A tradutora das Elegias de Duíno, Dora Ferreira da Silva, pelos comentários aos poemas, disponíveis em apêndice da edição da Globo, faz questão de destacar como a primeira elegia desse livro, bem como a oitava elegia, se diferenciam de outras do ciclo pelo seu distanciamento de Deus, pela sensação de abandono. Ainda assim, persiste a noção do aberto, sob a admiração do celestial aberto em contraposição ao fechado e restrito terreno. Ainda na primeira elegia, na última estrofe, diz-se que:

 

Os mortos precoces não precisam de nós, eles

que se desabituam do terrestre, docemente,

como de suave seio maternal. Mas nós,

ávidos de grandes mistérios, nós que tantas vezes

só através da dor atingimos a feliz transformação, sem eles

poderíamos ser? (…)

 

A presença da morte no plano terreno daqueles que dele se “desabituam”, que deixam de habitar ao perder a noção da terra, dá um estranho sentido, nada racional, para a existência dos outros. Trata-se da ideia comum de que valorizamos a vida diante da morte do outro. Seguimos a vida, “ávidos de grandes mistérios”, apesar da dor de viver. Só podemos “ser” através da morte. Nesse sentido, as crianças da oitava elegia nunca poderiam realmente ser na Terra, pois, em sua inocência, nunca buscariam os mistérios, muito menos resolvê-los.

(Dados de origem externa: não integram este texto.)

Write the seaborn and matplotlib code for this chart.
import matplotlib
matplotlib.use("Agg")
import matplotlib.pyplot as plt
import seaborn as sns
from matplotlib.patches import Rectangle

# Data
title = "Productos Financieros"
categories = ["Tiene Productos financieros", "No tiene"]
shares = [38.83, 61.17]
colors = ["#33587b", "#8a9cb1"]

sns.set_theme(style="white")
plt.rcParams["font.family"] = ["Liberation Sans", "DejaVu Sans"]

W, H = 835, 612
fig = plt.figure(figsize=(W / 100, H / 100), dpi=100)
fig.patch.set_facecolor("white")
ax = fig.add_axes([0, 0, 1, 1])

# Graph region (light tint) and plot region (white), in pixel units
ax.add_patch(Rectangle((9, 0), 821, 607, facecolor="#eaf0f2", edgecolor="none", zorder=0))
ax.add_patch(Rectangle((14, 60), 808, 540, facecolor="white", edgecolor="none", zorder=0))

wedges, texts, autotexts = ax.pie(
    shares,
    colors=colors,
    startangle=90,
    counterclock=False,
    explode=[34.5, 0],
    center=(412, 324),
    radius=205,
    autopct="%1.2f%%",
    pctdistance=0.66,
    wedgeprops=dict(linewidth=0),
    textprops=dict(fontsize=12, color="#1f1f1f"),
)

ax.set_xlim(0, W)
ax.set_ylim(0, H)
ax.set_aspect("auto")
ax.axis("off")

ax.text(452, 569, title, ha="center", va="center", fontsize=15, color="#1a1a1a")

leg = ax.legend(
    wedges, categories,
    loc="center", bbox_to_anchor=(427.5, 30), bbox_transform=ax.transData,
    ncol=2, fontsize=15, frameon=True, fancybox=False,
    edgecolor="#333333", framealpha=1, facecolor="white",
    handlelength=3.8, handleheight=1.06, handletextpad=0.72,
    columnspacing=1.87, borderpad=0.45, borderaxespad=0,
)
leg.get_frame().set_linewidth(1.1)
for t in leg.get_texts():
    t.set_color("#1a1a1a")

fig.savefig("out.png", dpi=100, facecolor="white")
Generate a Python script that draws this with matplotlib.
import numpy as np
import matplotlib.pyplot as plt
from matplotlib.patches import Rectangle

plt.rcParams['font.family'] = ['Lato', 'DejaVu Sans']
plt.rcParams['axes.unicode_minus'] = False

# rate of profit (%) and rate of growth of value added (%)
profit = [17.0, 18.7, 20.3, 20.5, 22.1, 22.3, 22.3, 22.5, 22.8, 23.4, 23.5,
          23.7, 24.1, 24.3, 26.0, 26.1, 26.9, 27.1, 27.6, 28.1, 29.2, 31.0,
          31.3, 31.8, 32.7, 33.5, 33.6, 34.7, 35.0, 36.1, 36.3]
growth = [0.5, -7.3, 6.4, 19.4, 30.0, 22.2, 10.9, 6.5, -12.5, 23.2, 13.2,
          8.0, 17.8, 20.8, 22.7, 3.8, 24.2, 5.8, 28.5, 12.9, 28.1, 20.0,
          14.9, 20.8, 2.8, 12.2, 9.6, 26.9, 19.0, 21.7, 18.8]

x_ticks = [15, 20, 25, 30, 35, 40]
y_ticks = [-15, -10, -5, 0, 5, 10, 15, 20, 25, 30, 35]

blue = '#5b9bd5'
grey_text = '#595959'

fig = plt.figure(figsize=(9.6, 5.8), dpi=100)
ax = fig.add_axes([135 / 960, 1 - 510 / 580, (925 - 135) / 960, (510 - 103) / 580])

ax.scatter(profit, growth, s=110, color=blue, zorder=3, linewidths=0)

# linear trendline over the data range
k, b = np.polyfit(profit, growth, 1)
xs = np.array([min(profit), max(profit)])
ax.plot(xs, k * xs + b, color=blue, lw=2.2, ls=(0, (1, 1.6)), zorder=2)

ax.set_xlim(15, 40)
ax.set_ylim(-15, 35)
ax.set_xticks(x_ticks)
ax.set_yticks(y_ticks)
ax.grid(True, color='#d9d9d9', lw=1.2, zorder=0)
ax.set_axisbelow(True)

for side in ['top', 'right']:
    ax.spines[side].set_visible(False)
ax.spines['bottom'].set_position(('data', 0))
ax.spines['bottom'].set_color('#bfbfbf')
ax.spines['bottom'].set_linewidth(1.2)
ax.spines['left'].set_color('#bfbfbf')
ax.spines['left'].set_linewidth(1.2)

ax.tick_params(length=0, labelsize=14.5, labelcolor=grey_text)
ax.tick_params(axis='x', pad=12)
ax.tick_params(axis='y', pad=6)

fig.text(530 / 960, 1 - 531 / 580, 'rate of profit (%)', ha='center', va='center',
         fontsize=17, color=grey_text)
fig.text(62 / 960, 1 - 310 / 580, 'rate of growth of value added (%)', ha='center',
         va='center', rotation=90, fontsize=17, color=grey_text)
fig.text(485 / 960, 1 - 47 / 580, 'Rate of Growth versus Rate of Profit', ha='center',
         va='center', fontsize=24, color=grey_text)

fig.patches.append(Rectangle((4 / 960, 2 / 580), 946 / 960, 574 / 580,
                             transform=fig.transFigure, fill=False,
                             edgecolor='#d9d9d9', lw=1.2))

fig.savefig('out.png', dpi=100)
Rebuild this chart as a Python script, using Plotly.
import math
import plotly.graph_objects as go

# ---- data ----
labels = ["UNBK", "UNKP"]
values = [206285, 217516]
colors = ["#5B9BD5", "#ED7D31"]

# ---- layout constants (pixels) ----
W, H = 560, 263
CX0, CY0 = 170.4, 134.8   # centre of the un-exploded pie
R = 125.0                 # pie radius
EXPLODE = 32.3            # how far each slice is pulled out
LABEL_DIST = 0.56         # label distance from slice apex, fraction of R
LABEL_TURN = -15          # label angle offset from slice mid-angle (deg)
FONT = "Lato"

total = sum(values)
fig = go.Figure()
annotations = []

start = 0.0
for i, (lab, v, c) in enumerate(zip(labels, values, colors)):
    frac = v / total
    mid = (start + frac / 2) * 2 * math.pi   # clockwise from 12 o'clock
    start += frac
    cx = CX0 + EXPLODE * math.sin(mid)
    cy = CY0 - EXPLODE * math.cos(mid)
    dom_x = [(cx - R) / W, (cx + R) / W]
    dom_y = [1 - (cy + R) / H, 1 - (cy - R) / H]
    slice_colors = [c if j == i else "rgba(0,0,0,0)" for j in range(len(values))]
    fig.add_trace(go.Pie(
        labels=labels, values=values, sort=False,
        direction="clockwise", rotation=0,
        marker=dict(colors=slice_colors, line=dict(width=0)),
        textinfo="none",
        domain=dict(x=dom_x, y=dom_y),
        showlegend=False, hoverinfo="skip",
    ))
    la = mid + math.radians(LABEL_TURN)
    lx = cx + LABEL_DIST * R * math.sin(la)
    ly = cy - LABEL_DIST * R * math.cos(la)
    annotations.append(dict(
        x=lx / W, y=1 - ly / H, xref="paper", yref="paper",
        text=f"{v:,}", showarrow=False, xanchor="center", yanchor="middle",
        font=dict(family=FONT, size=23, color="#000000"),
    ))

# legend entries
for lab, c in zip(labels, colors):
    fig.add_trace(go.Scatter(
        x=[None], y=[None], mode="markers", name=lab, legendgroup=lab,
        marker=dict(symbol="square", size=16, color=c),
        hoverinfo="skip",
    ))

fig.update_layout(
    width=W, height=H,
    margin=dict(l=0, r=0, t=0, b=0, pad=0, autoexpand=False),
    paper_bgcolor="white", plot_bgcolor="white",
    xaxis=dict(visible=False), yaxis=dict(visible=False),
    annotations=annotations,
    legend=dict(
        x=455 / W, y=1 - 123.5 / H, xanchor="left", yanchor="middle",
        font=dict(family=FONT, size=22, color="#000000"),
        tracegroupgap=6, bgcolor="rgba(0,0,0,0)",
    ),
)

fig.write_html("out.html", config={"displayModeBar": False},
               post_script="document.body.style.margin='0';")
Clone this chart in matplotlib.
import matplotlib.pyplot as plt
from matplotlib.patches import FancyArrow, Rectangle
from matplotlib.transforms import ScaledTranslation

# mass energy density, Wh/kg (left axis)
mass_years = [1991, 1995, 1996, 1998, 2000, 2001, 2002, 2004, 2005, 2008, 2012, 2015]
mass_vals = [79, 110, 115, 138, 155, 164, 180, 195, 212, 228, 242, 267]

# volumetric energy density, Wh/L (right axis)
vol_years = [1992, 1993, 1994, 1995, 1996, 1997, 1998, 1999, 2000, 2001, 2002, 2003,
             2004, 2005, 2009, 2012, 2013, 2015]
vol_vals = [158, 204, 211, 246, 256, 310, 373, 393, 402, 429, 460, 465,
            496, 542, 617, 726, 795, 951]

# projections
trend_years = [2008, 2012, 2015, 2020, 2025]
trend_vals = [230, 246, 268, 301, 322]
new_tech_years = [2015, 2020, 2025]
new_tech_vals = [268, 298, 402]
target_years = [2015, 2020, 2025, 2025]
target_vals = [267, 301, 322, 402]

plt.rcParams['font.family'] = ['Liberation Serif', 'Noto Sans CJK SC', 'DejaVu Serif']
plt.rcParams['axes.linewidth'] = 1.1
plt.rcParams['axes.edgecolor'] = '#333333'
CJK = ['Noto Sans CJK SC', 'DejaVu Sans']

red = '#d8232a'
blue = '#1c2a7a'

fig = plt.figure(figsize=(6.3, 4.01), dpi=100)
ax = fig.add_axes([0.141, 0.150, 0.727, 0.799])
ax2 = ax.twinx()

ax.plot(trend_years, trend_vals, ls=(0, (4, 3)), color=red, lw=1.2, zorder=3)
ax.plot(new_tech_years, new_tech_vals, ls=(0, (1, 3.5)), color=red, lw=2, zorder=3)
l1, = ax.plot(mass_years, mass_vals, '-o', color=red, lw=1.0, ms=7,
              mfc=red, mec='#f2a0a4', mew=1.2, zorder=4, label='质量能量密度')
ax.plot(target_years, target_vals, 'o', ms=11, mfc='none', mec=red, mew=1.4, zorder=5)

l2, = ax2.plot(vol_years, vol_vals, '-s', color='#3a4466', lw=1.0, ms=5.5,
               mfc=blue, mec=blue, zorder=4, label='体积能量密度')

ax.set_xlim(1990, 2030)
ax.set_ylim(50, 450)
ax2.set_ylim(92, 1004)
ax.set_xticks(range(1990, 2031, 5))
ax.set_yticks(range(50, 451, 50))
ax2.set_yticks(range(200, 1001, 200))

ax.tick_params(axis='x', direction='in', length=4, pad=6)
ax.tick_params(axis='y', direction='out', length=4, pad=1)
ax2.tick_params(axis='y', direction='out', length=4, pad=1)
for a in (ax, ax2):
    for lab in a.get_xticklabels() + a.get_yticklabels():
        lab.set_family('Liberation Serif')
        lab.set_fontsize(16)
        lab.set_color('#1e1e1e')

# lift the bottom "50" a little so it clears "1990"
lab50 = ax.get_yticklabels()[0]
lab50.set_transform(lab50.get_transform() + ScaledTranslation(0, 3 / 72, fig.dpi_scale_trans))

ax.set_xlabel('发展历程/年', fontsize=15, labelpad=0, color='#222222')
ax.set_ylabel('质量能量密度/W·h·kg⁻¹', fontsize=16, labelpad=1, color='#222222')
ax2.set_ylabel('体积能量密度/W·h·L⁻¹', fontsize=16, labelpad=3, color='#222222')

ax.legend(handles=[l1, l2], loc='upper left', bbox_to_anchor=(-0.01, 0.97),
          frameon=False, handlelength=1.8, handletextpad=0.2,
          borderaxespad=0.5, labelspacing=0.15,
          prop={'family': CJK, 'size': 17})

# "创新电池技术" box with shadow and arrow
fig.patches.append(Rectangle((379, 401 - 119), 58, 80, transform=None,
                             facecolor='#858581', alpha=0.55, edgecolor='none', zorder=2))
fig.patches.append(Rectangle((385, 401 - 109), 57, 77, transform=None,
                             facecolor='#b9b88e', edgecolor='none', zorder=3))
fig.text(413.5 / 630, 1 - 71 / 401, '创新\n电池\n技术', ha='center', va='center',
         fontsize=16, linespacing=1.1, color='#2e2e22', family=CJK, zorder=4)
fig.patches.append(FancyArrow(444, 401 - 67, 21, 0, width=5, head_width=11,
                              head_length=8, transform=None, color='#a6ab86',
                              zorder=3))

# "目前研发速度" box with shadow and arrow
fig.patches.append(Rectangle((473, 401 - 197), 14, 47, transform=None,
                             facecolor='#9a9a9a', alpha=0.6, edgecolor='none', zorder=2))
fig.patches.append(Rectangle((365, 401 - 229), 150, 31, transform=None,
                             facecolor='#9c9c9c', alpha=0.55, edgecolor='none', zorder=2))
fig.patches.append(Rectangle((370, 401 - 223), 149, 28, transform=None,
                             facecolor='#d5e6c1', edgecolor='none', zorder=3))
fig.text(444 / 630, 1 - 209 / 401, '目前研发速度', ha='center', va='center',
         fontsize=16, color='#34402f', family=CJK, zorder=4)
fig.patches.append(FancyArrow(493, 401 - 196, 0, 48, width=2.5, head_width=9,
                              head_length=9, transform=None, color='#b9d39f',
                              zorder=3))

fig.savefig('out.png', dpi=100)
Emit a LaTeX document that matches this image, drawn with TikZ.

Rilke, muitas vezes citado quase como autoajuda, parece ser em suas Elegias consciente da condição humana, procurando, pela sua formação cristã, negar a salvação pela Igreja e buscar na arte e na beleza um meio de ser aprovado pelos anjos e liberto da morte, como dito na décima elegia, a final do livro. A leitura dos poemas é, de fato, difícil. Percebo que, ainda que não esteja imerso na cristandade como o autor, vejo que, para um ocidental, é por demais difícil não se ver como um ser assim desamparado. Cada um de nós procura uma forma de redenção, seja individual ou coletiva. Nas Elegias de Duíno, sentimos como, do terreno, da vida fechada em si, procuramos a morte sem saber nunca o que esperar dela.

 

  1. PAZ, Octavio. O labirinto da solidão. Trad. de Ari Roitman e Paulina Wacht. São Paulo: Cosac Naify, 2014, p. 61.